Houghton Mifflin Harcourt
$32.95
So what company will our city keep?
Will Hamilton join the ranks of the fortunate few? Will our city be blessed with a thriving innovation sector and a highly skilled and well-paid workforce? Will great employers set up shop and will the best and brightest employees take up residence in Hamilton?
Or will our city join the ranks of struggling communities, cursed with the wrong industries for a knowledge economy, a limited human capital base and too many dead-end jobs paying less than living wages?
Cities are rapidly moving in one of these two directions in what author and University of California economics professor Enrico Moretti calls The Great Divergence. Even through the economic downturn, a select few cities are experiencing an ever increasing concentration of good jobs, talent and investment.
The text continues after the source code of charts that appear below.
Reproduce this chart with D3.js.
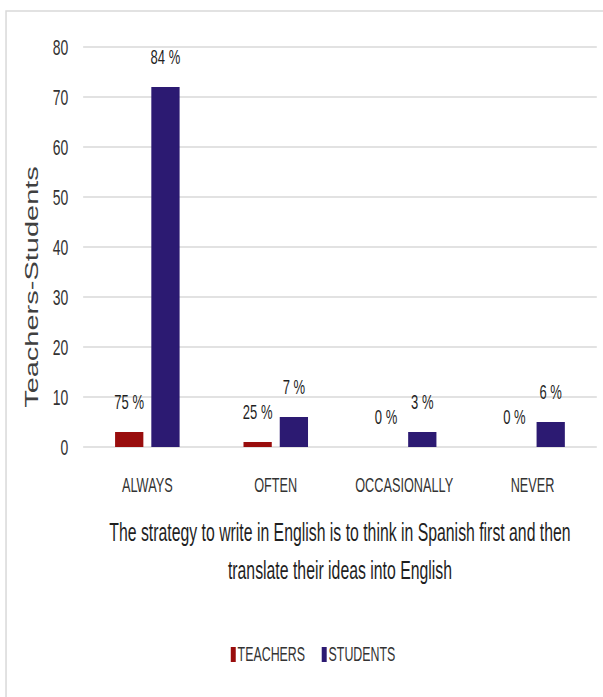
<!DOCTYPE html>
<html>
<head>
<meta charset="utf-8">
<script src="https://cdn.jsdelivr.net/npm/d3@7"></script>
<style>
  html, body { margin: 0; padding: 0; background: #fff; }
  svg { display: block; font-family: "Liberation Sans", Arial, sans-serif; }
</style>
</head>
<body>
<div id="chart"></div>
<script>
const categories = ['ALWAYS', 'OFTEN', 'OCCASIONALLY', 'NEVER'];
const series = ['TEACHERS', 'STUDENTS'];
const teachers = [3, 1, 0, 0];
const students = [72, 6, 3, 5];
const teacherLabels = ['75 %', '25 %', '0 %', '0 %'];
const studentLabels = ['84 %', '7 %', '3 %', '6 %'];
const yTicks = [0, 10, 20, 30, 40, 50, 60, 70, 80];
const titleLines = ['The strategy to write in English is to think in Spanish first and then', 'translate their ideas into English'];
const yTitle = 'Teachers-Students';
const colors = {TEACHERS: '#990d0d', STUDENTS: '#2c1a72'};

// the picture is squeezed sideways, so draw wide and let the viewBox squash it
const W = 603, H = 697, VW = 972;

const svg = d3.select('#chart')
    .append('svg')
    .attr('width', W)
    .attr('height', H)
    .attr('viewBox', `0 0 ${VW} ${H}`)
    .attr('preserveAspectRatio', 'none');

// outer frame
svg.append('rect')
    .attr('x', 9.7).attr('y', 11)
    .attr('width', VW + 50).attr('height', H + 50)
    .attr('fill', 'none')
    .attr('stroke', '#d9d9d9')
    .attr('stroke-width', 1.5)
    .attr('vector-effect', 'non-scaling-stroke');

const plot = {left: 134, right: 962, top: 47, bottom: 447};

const x0 = d3.scaleBand()
    .domain(categories)
    .range([plot.left, plot.right]);

const bw = x0.bandwidth();
const x1 = d3.scaleBand()
    .domain(series)
    .range([bw / 2 - 52, bw / 2 + 52])
    .paddingInner(0.22);

const y = d3.scaleLinear()
    .domain([0, 80])
    .range([plot.bottom, plot.top]);

// gridlines
svg.append('g')
    .selectAll('line')
    .data(yTicks)
    .enter()
    .append('line')
    .attr('x1', plot.left)
    .attr('x2', plot.right)
    .attr('y1', d => y(d))
    .attr('y2', d => y(d))
    .attr('stroke', '#d9d9d9')
    .attr('stroke-width', 1.5)
    .attr('vector-effect', 'non-scaling-stroke');

// y axis labels
const yAxis = svg.append('g')
    .attr('transform', `translate(${plot.left},0)`)
    .call(d3.axisLeft(y).tickValues(yTicks).tickSize(0).tickPadding(24));
yAxis.select('.domain').remove();
yAxis.selectAll('text')
    .attr('font-size', 22.5)
    .attr('font-family', '"Liberation Sans", Arial, sans-serif')
    .attr('fill', '#333');

// bars
const rows = categories.map((c, i) => ({
    category: c,
    values: [
        {key: 'TEACHERS', value: teachers[i], label: teacherLabels[i]},
        {key: 'STUDENTS', value: students[i], label: studentLabels[i]}
    ]
}));

const groups = svg.selectAll('.cat')
    .data(rows)
    .enter()
    .append('g')
    .attr('class', 'cat')
    .attr('transform', d => `translate(${x0(d.category)},0)`);

groups.selectAll('rect')
    .data(d => d.values.filter(v => v.value > 0))
    .enter()
    .append('rect')
    .attr('x', d => x1(d.key))
    .attr('width', x1.bandwidth())
    .attr('y', d => y(d.value))
    .attr('height', d => y(0) - y(d.value))
    .attr('fill', d => colors[d.key]);

// value labels
groups.selectAll('.label')
    .data(d => d.values)
    .enter()
    .append('text')
    .attr('class', 'label')
    .attr('x', d => x1(d.key) + x1.bandwidth() / 2)
    .attr('y', d => y(d.value) - 23)
    .attr('text-anchor', 'middle')
    .attr('font-size', 21)
    .attr('fill', '#1f1f1f')
    .text(d => d.label);

// category labels
svg.append('g')
    .selectAll('text')
    .data(categories)
    .enter()
    .append('text')
    .attr('x', d => x0(d) + bw / 2)
    .attr('y', 492)
    .attr('text-anchor', 'middle')
    .attr('font-size', 20.5)
    .attr('fill', '#333')
    .text(d => d);

// y axis title
svg.append('text')
    .attr('transform', 'translate(61,287) rotate(-90)')
    .attr('text-anchor', 'middle')
    .attr('font-size', 29)
    .attr('fill', '#404040')
    .text(yTitle);

// x axis title
svg.append('g')
    .selectAll('text')
    .data(titleLines)
    .enter()
    .append('text')
    .attr('x', (plot.left + plot.right) / 2)
    .attr('y', (d, i) => 541 + i * 38)
    .attr('text-anchor', 'middle')
    .attr('font-size', 25.5)
    .attr('fill', '#1f1f1f')
    .text(d => d);

// legend
const legendX = [372, 518.6];
const legend = svg.selectAll('.legend')
    .data(series)
    .enter()
    .append('g')
    .attr('class', 'legend')
    .attr('transform', (d, i) => `translate(${legendX[i]},0)`);

legend.append('rect')
    .attr('x', 0)
    .attr('y', 647)
    .attr('width', 8)
    .attr('height', 15)
    .attr('fill', d => colors[d]);

legend.append('text')
    .attr('x', 11)
    .attr('y', 661)
    .attr('font-size', 20)
    .attr('fill', '#333')
    .text(d => d);
</script>
</body>
</html>
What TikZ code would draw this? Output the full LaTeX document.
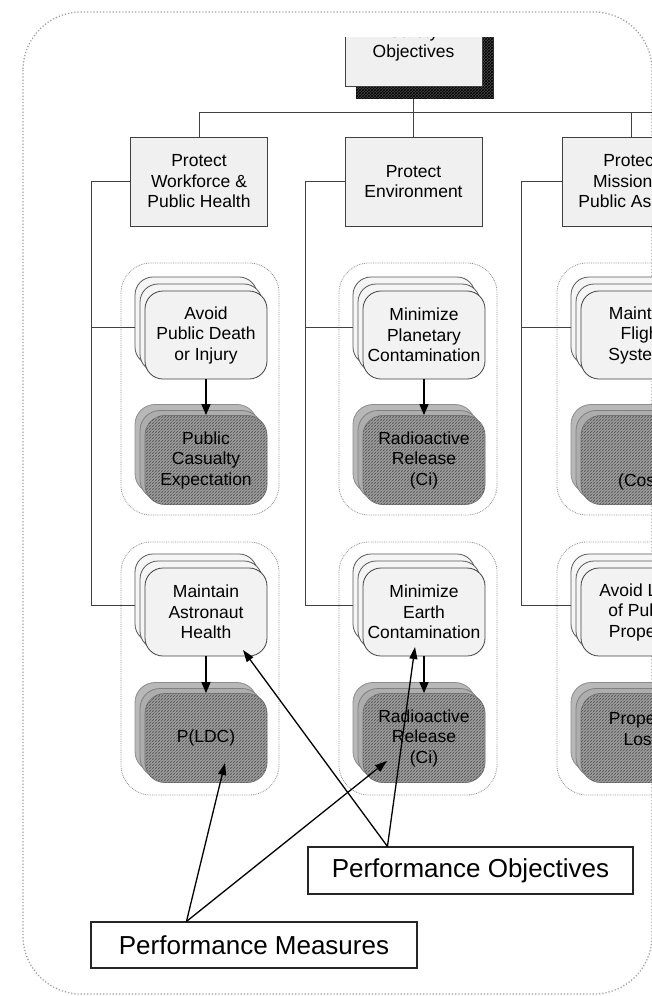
\documentclass[tikz,border=0pt]{standalone}
\usepackage{fontspec}
\setmainfont{Liberation Sans}
\usetikzlibrary{arrows.meta,shadows,patterns,backgrounds,calc}
\begin{document}
\begin{tikzpicture}[x=1pt,y=-1pt,
  txt/.style={font=\fontsize{17.5}{20.5}\selectfont, align=center, inner sep=0pt},
  conn/.style={draw=black!75, line width=0.8pt},
  grp/.style={draw=black!45, densely dotted, line width=0.8pt, rounded corners=30pt},
  outline/.style={draw=black!40, dotted, line width=1.2pt, rounded corners=58pt},
  goalbox/.style={txt, rectangle, draw=black!75, line width=0.9pt, fill=black!6,
    minimum width=137pt, minimum height=89pt},
  rootbox/.style={goalbox, minimum height=86pt,
    copy shadow={shadow xshift=11pt, shadow yshift=-12pt, fill=black!72, draw=black!80,
      postaction={pattern=crosshatch, pattern color=black}}},
  objnode/.style={txt, rectangle, rounded corners=18pt, draw=black!75, line width=0.8pt,
    fill=black!5, minimum width=122pt, minimum height=88pt,
    copy shadow={shadow xshift=-10pt, shadow yshift=14pt, fill=black!4, draw=black!65},
    copy shadow={shadow xshift=-5pt, shadow yshift=7pt, fill=black!4, draw=black!65}},
  measnode/.style={txt, rectangle, rounded corners=20pt, draw=black!55, line width=0.8pt,
    fill=black!36, minimum width=122pt, minimum height=89pt,
    copy shadow={shadow xshift=-10pt, shadow yshift=11pt, fill=black!28, draw=black!45},
    copy shadow={shadow xshift=-5pt, shadow yshift=5pt, fill=black!32, draw=black!50},
    postaction={pattern=north east lines, pattern color=black!70},
    postaction={pattern=north west lines, pattern color=black!45}},
  flow/.style={-{Triangle[length=11pt,width=9pt]}, line width=1.4pt, black},
  pointer/.style={-{Triangle[length=12pt,width=8pt]}, line width=1.3pt, black},
  labelbox/.style={rectangle, draw=black!85, line width=1.1pt, fill=white, inner sep=0pt,
    font=\fontsize{26}{30}\selectfont}
]
\useasboundingbox (0,0) rectangle (651,996);

% root of the hierarchy, cut off at the top
\begin{scope}
  \clip (0,37) rectangle (651,996);
  \node[rootbox] (tb) at (413.5,43) {Safety\\Objectives};
\end{scope}

% first-level goals
\node[goalbox] (pw) at (199,181.5) {Protect\\Workforce \&\\Public Health};
\node[goalbox] (pe) at (413.5,181.5) {Protect\\Environment};
\node[goalbox] (pm) at (631,181.5) {Protect\\Mission \&\\Public Assets};

% performance objectives (stacked)
\node[objnode] (o11) at (206,335) {Avoid\\Public Death\\or Injury};
\node[objnode] (o12) at (206,612) {Maintain\\Astronaut\\Health};
\node[objnode] (o21) at (424,335) {Minimize\\Planetary\\Contamination};
\node[objnode] (o22) at (424,612) {Minimize\\Earth\\Contamination};
\node[objnode] (o31) at (642,335) {Maintain\\Flight\\Systems};
\node[objnode] (o32) at (642,612) {Avoid Loss\\of Public\\Property};

% performance measures (stacked, hatched)
\node[measnode] (m11) at (206,460) {Public\\Casualty\\Expectation};
\node[measnode] (m12) at (206,738) {P(LDC)};
\node[measnode] (m21) at (424,460) {Radioactive\\Release\\(Ci)};
\node[measnode] (m22) at (424,738) {Radioactive\\Release\\(Ci)};
\node[measnode] (m31) at (642,460) {};
\node[txt] (m31t) at (642,482) {(Cost)};
\node[measnode] (m32) at (642,738) {};
\node[txt] (m32t) at (642,729) {Property\\Loss};

% objective -> measure
\foreach \o/\m in {o11/m11,o12/m12,o21/m21,o22/m22}
  \draw[flow] (\o.south) -- (\m.north);

\begin{pgfonlayer}{background}
  \draw[outline] (23,12) rectangle (652,994);
  % containers around each objective/measure pair
  \foreach \cx in {206,424,642} {
    \draw[grp] (\cx-85,263) rectangle (\cx+73,515);
    \draw[grp] (\cx-85,542) rectangle (\cx+73,795);
  }
  % tree connectors
  \coordinate (busR) at (660,112);
  \draw[conn] (pw.north) |- (busR);
  \draw[conn] (tb.south) -- (pe.north);
  \draw[conn] (pm.north) -- (pm.north |- busR);

  \coordinate (bL1) at ($(o11.west)+(-10,-8)$);
  \coordinate (bL2) at ($(o12.west)+(-10,-7)$);
  \coordinate (bM1) at ($(o21.west)+(-10,-8)$);
  \coordinate (bM2) at ($(o22.west)+(-10,-7)$);
  \coordinate (bR1) at ($(o31.west)+(-10,-8)$);
  \coordinate (bR2) at ($(o32.west)+(-10,-7)$);
  \coordinate (tL) at (91,0);
  \coordinate (tM) at (305,0);
  \coordinate (tR) at (521,0);
  \draw[conn] (pw.west) -| (tL |- bL2) -- (bL2);
  \draw[conn] (tL |- bL1) -- (bL1);
  \draw[conn] (pe.west) -| (tM |- bM2) -- (bM2);
  \draw[conn] (tM |- bM1) -- (bM1);
  \draw[conn] (pm.west) -| (tR |- bR2) -- (bR2);
  \draw[conn] (tR |- bR1) -- (bR1);
\end{pgfonlayer}

% call-out labels
\node[labelbox, minimum width=326pt, minimum height=46pt] (pmeas) at (254,945) {Performance Measures};
\node[labelbox, minimum width=325pt, minimum height=47pt] (pobj) at (470.5,870.5) {Performance Objectives};
\coordinate (pmeasT) at ($(pmeas.north west)+(96,0)$);
\coordinate (pobjT) at ($(pobj.north west)+(80,0)$);
\coordinate (hitM12) at ($(m12.center)+(19,25)$);
\coordinate (hitM22) at ($(m22.center)+(-37,23)$);
\coordinate (hitO12) at ($(o12.center)+(37,38)$);
\coordinate (hitO22) at ($(o22.center)+(-9,35)$);
\draw[pointer] (pmeasT) -- (hitM12);
\draw[pointer] (pmeasT) -- (hitM22);
\draw[pointer] (pobjT) -- (hitO12);
\draw[pointer] (pobjT) -- (hitO22);
\end{tikzpicture}
\end{document}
Other cities are in free fall.
“At one extreme are the brain hubs – cities with a well-educated labour force and a strong innovation sector,” says Moretti. “At the other extreme are cities once dominated by traditional manufacturing, which are declining rapidly, losing jobs and residents. In the middle are a number of cities that could go either way.”
In today’s knowledge economy, the strength of a city rests on the health of its innovation sector. It’s a sector that includes advanced manufacturing, information technology, clean tech, life sciences, medical devices, robotics and nanotechnology.
The innovation sector is where the jobs are. Take life science research as just one example. Employment has grown 300 per cent over the last 20 years. And biomedical engineers rank at the top of the list of occupations expected to grow the most over the next decade.
The innovation sector goes beyond health and technology to include jobs that generate new ideas, products and services. “There are entertainment innovators, environmental innovators, even financial innovators,” says Moretti. “What they all have in common is that they create things the world has never seen before.”
The only way to generate good-paying jobs in the face of global competition is to produce goods and services that are innovative, unique and not easily reproduced. Moretti says innovation has become America’s new engine of prosperity. “Cities with a large percentage of interconnected, highly educated workers will become the new factories where ideas and knowledge are formed.”
A thriving innovation sector benefits everyone in the community. Moretti has crunched the numbers and found that for each new high-tech job added to a city, five additional jobs in both skilled and unskilled occupations are created outside of the high-tech sector. What’s more, skilled and unskilled workers earn significantly more than their counterparts doing identical work in cities caught on the wrong side of The Great Divergence.
“Innovative industries bring good jobs and high salaries to the communities where they cluster, and their impact on the local economy is much deeper than their direct effect. Attracting a scientist or a software engineer to a city triggers a multiplier effect, increasing employment and salaries for those who provide local services. The best way for a city to generate jobs for less skilled workers is to attract high-tech companies that hire highly skilled ones.”
Unfortunately, there’s no blueprint or proven formula for transforming a city into a brain hub. That said, Moretti shows that we can put the odds in Hamilton’s favour by getting two things right. First, build the ecosystem that fosters, supports and connects our city’s innovators. And second, build a highly skilled workforce. Helping young people in our Code Red neighbours earn diplomas, degrees and skilled trade certificates may well be the best investment our city can make.
Nice review indeed! It looks like a very interesting book. Great job!
People immigrate, sometimes just for a short while, looking for prosperous countries, cities in order to be able to make a decent living. Generally what’s called the “North” has more to offer than the “South”.